→ **What the task asks**: Identify each line below that contains the word "matplotlib", and copy it out.

→ **Source material**:
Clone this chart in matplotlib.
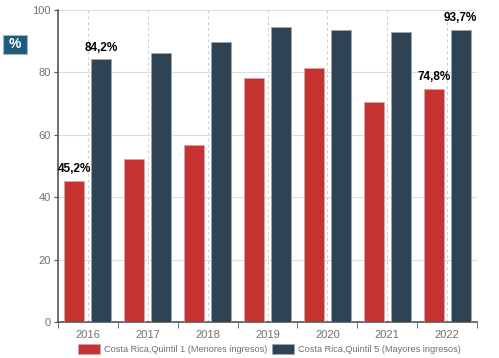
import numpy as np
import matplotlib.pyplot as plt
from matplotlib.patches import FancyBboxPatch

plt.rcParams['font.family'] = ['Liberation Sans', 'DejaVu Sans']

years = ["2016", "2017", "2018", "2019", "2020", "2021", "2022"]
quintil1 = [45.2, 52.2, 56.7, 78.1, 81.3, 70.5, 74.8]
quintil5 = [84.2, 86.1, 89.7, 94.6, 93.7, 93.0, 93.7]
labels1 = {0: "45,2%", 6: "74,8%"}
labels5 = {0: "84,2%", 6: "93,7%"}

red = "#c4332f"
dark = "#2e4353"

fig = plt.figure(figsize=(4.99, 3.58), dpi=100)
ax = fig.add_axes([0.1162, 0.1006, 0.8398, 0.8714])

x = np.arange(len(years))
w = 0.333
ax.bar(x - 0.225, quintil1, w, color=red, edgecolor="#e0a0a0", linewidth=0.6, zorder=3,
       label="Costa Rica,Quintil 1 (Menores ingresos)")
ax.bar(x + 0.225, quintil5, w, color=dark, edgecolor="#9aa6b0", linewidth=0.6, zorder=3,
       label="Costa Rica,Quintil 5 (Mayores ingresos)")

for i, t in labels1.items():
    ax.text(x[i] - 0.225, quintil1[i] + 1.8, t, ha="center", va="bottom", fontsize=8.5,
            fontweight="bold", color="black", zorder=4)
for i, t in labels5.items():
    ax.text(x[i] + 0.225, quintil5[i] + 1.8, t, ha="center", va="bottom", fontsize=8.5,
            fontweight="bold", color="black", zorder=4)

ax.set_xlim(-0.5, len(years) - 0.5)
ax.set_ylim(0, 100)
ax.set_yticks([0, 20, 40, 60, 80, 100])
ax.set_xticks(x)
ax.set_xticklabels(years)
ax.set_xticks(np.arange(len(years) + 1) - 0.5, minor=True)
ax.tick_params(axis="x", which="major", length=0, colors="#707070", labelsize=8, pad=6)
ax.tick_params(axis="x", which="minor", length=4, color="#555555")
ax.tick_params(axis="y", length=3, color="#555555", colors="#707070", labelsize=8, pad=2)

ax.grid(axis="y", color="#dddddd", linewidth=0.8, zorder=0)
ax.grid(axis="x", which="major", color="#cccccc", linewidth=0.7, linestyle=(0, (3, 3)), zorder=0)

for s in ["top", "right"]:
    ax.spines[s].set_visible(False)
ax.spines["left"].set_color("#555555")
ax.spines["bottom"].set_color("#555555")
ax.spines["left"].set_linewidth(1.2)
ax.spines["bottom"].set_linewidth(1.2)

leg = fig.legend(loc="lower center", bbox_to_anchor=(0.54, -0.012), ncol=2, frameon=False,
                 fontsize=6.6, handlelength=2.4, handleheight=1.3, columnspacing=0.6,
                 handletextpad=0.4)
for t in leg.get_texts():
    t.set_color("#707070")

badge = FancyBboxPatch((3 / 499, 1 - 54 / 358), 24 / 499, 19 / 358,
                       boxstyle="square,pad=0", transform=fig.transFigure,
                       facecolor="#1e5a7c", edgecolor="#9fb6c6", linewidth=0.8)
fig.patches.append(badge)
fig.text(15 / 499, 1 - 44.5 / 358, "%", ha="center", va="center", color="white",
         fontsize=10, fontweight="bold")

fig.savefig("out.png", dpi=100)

→ **Worked answer**:
Clone this chart in matplotlib.
import matplotlib.pyplot as plt
from matplotlib.patches import FancyBboxPatch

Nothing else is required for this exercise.